Is there anyway i can convert my hardtop 64 impala to a convertible? I been thinking about doing it but theres more than just chopping the top off. Any ideas?


----------



## Mnt86ss (Jan 10, 2009)

There is some work involved in cuttin up a car to make it a vert. If you cut the top off you have to make a boot to covet up the rear aera where the package tray is. Also, You have to shape the front A pillers like a convert would have them.... Just give it a shot, thats how you learn  I hacked up many cars before I got the hang of it....lol


----------



## rollinoldskoo (Dec 9, 2005)

if its the Revell 64 impala kit i would suggest you use the convertible boot from the AMT 62 Impala vert kit.... if its the AMT kit hit up the member on here named lowridermodels for a vert boot.....

here is one on my revell 63 impala.... same fit as the 64 basically....










just need to make the extentions for the interior....

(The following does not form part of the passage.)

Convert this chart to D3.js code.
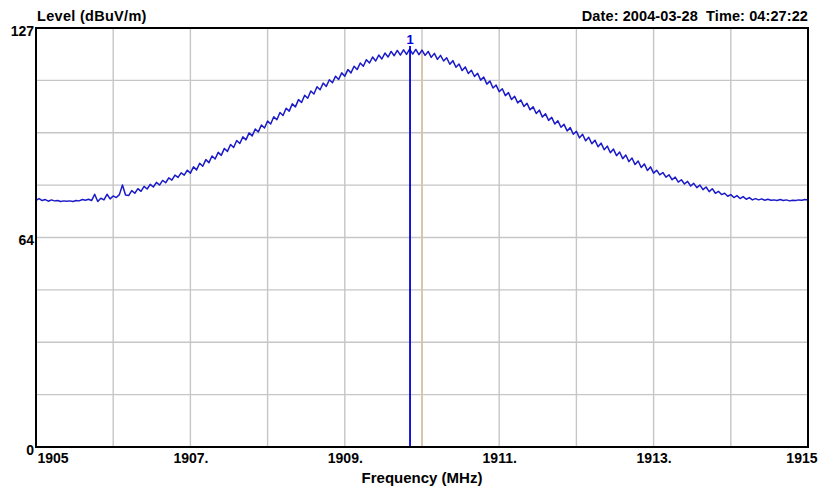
<!DOCTYPE html>
<html>
<head>
<meta charset="utf-8">
<script src="https://cdn.jsdelivr.net/npm/d3@7"></script>
<style>
  html, body { margin: 0; padding: 0; background: #ffffff; }
  svg { display: block; }
  text { font-family: "Liberation Sans", Arial, sans-serif; font-weight: bold; fill: #000; white-space: pre; }
</style>
</head>
<body>
<svg id="chart" width="822" height="489"></svg>
<script>
// ---- Data ----
const chartTitle = "Level (dBuV/m)";
const stampText = "Date: 2004-03-28  Time: 04:27:22";
const xAxisTitle = "Frequency (MHz)";
const freqStart = 1905;      // MHz, first sweep point
const freqStep = 0.04;       // MHz between sweep points
const levels = [
  74.8, 75.3, 74.7, 75.0, 74.5, 74.9, 74.6, 74.7, 74.4, 74.6,
  74.5, 74.6, 74.4, 74.7, 74.6, 75.0, 74.8, 75.1, 74.7, 76.6,
  74.4, 75.4, 74.9, 76.6, 75.2, 76.1, 75.6, 76.5, 79.4, 76.4,
  76.2, 77.7, 76.9, 78.3, 77.5, 79.0, 78.2, 79.6, 78.8, 80.2,
  79.4, 80.8, 80.1, 81.6, 80.9, 82.4, 81.7, 83.1, 82.4, 83.9,
  83.0, 84.9, 84.0, 86.0, 85.1, 87.1, 86.2, 88.2, 87.3, 89.3,
  88.4, 90.5, 89.6, 91.7, 90.8, 92.9, 92.0, 94.0, 93.1, 95.2,
  94.3, 96.4, 95.5, 97.6, 96.7, 98.8, 97.9, 100.1, 99.2, 101.4,
  100.5, 102.7, 101.8, 104.0, 103.1, 105.3, 104.4, 106.6, 105.7, 107.9,
  107.0, 109.2, 108.3, 110.3, 109.3, 111.3, 110.4, 112.4, 111.4, 113.4,
  112.4, 114.4, 113.4, 115.4, 114.4, 116.4, 115.4, 117.4, 116.4, 118.2,
  117.0, 118.8, 117.6, 119.4, 118.2, 119.9, 118.6, 120.2, 118.8, 120.4,
  119.0, 120.6, 119.1, 120.5, 118.9, 120.3, 118.7, 119.9, 118.1, 119.3,
  117.5, 118.7, 117.0, 118.0, 116.0, 117.1, 115.1, 116.1, 114.1, 115.2,
  113.2, 114.2, 112.3, 113.3, 111.2, 112.1, 110.0, 110.9, 108.8, 109.7,
  107.7, 108.6, 106.5, 107.4, 105.3, 106.3, 104.3, 105.2, 103.2, 104.2,
  102.2, 103.1, 101.1, 102.1, 100.0, 101.0, 99.0, 99.9, 97.9, 98.9,
  96.9, 97.8, 95.8, 96.8, 94.8, 95.7, 93.7, 94.8, 92.8, 93.9,
  91.9, 93.0, 91.0, 92.1, 90.1, 91.2, 89.2, 90.3, 88.3, 89.4,
  87.4, 88.5, 86.5, 87.6, 85.6, 86.7, 84.7, 85.8, 83.8, 84.9,
  83.0, 83.9, 82.5, 83.2, 81.8, 82.5, 81.0, 81.8, 80.3, 81.0,
  79.7, 80.5, 79.1, 79.9, 78.6, 79.4, 78.0, 78.8, 77.4, 78.3,
  76.9, 77.5, 76.5, 76.9, 76.0, 76.5, 75.6, 76.2, 75.3, 75.9,
  75.1, 75.6, 74.9, 75.3, 74.9, 75.2, 74.8, 75.1, 74.8, 74.9,
  74.7, 75.0, 74.7, 74.9, 74.6, 74.8, 74.7, 74.9, 74.8, 75.0,
  74.9
];
const xDomain = [1905, 1915];
const yDomain = [0, 127];
const xGridValues = [1906, 1907, 1908, 1909, 1910, 1911, 1912, 1913, 1914];
const xTickValues = [1905, 1907, 1909, 1911, 1913, 1915];
const xTickLabels = ["1905", "1907.", "1909.", "1911.", "1913.", "1915"];
const yGridValues = [15.875, 31.75, 47.625, 63.5, 79.375, 95.25, 111.125];
const yTickValues = [0, 63.5, 127];
const yTickLabels = ["0", "64", "127"];
const markerFreq = 1909.845;
const markerLabel = "1";
const centerFreq = 1910.0;
const centerLineTop = 120;

// ---- Layout ----
const W = 822, H = 489;
const margin = { left: 36, right: 14, top: 28, bottom: 42 };
const pw = W - margin.left - margin.right;
const ph = H - margin.top - margin.bottom;

const svg = d3.select("#chart");
svg.append("rect").attr("width", W).attr("height", H).attr("fill", "#fff");
const g = svg.append("g").attr("transform", `translate(${margin.left},${margin.top})`);

const x = d3.scaleLinear().domain(xDomain).range([0, pw]);
const y = d3.scaleLinear().domain(yDomain).range([ph, 0]);

// grid
g.append("g").selectAll("line").data(xGridValues).join("line")
  .attr("x1", d => x(d)).attr("x2", d => x(d)).attr("y1", 0).attr("y2", ph)
  .attr("stroke", "#c6c6c6").attr("stroke-width", 1.4);
g.append("g").selectAll("line").data(yGridValues).join("line")
  .attr("x1", 0).attr("x2", pw).attr("y1", d => y(d)).attr("y2", d => y(d))
  .attr("stroke", "#c6c6c6").attr("stroke-width", 1.4);

// centre frequency line (tan)
g.append("line")
  .attr("x1", x(centerFreq)).attr("x2", x(centerFreq))
  .attr("y1", y(centerLineTop)).attr("y2", ph)
  .attr("stroke", "#d8c3a0").attr("stroke-width", 1.6);

// trace
const data = levels.map((v, i) => ({ f: freqStart + i * freqStep, v }));
const line = d3.line().x(d => x(d.f)).y(d => y(d.v));
g.append("path").datum(data)
  .attr("d", line).attr("fill", "none")
  .attr("stroke", "#1a1ac8").attr("stroke-width", 1.5)
  .attr("stroke-linejoin", "round");

// marker
g.append("line")
  .attr("x1", x(markerFreq)).attr("x2", x(markerFreq))
  .attr("y1", 18).attr("y2", ph)
  .attr("stroke", "#0000e0").attr("stroke-width", 1.8);
g.append("text")
  .attr("x", x(markerFreq)).attr("y", 16)
  .attr("text-anchor", "middle").attr("font-size", 13)
  .style("fill", "#0000e0").text(markerLabel);

// frame
g.append("rect").attr("x", 0).attr("y", 0).attr("width", pw).attr("height", ph)
  .attr("fill", "none").attr("stroke", "#000").attr("stroke-width", 2);

// x axis labels
const xAxis = d3.axisBottom(x).tickValues(xTickValues)
  .tickFormat((d, i) => xTickLabels[i]).tickSize(0).tickPadding(0);
const xa = g.append("g").attr("transform", `translate(0,${ph})`).call(xAxis);
xa.select(".domain").remove();
xa.selectAll("text")
  .attr("font-size", 14).attr("font-family", null).attr("dy", null).attr("y", 16)
  .style("fill", "#000")
  .attr("text-anchor", (d, i) => i === 0 ? "start" : (i === xTickValues.length - 1 ? "end" : "middle"))
  .attr("dx", (d, i) => i === 0 ? 1 : (i === xTickValues.length - 1 ? 9 : 0));

// y axis labels
const yAxis = d3.axisLeft(y).tickValues(yTickValues)
  .tickFormat((d, i) => yTickLabels[i]).tickSize(0).tickPadding(2);
const ya = g.append("g").call(yAxis);
ya.select(".domain").remove();
ya.selectAll("text")
  .attr("font-size", 14).attr("font-family", null).attr("dy", "0.5em")
  .style("fill", "#000");

// titles
svg.append("text").attr("x", 37).attr("y", 21).attr("font-size", 14.5)
  .attr("letter-spacing", 0.3).text(chartTitle);
svg.append("text").attr("x", 808).attr("y", 21).attr("font-size", 14.5)
  .attr("text-anchor", "end").attr("letter-spacing", 0.1).text(stampText);
svg.append("text").attr("x", margin.left + pw / 2).attr("y", 483).attr("font-size", 15)
  .attr("text-anchor", "middle").text(xAxisTitle);
</script>
</body>
</html>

here is one of the boots from lowridermodels on an AMT 64










when u cut the top off.... i would suggest you cut the windshield side before cutting the rear pillars.... the roof will be much stronger and less chance of breaking the windshield frame


----------



## lowridermodels (Aug 7, 2006)

Thanx rollin old skoo! Yupp I have the convertible boots that will fit the 63 and 64 for sale, if you need 1 pm me!


----------



## BigPoppa (Jun 2, 2003)

Modelhaus makes windshield frames, not sure if there is much of a differance though, they might come with the visors molded on, but I don't know if they are the correct shape as a true vert


----------



## rollinoldskoo (Dec 9, 2005)

> _Originally posted by BigPoppa_@Feb 1 2009, 10:28 AM~12874730
> *Modelhaus makes windshield frames, not sure if there is much of a differance though, they might come with the visors molded on, but I don't know if they are the correct shape as a true vert
> *


i believe the chome trim on the vert's windshield frame is different from the hardtops... and as far an i know the original verts had the visors molded on..... have no idea whether it had the correct trim.... good thing to look into i guess


----------



## JMONEY (Dec 13, 2008)

THIS MAY SOUND STUPID BUT I THINK I SAY ONE WITH A WORKING TOP IF IM NOT MISTAKEN.


----------



## lowridermodels (Aug 7, 2006)

YOU CAN USE THE SUN VISORS FROM THE 59 VERT KIT,I HAVE A SET!


----------



## BigPoppa (Jun 2, 2003)

I think if you sand or fill the trim seam on the hardtop it should be close enough to match the larger trim on the vert


----------



## rollinoldskoo (Dec 9, 2005)

> _Originally posted by BigPoppa_@Feb 1 2009, 12:58 PM~12875588
> *I think if you sand or fill the trim seam on the hardtop it should be close enough to match the larger trim on the vert
> 
> 
> ...


yup.... and much easier than grafting in a resin windshield


----------



## stilldownivlife (Jan 19, 2005)

here are my two 
i cut the top off and sanded the front out - always holding the window frame with a couple fingers to make sure it doesnt break 
i used the amt 62 impala convert boot 
but i should have done the rear door panels to make it correct like rollinoldschool was showing


----------



## AyceeKay (Feb 1, 2009)

that blue 1s got me trippin


----------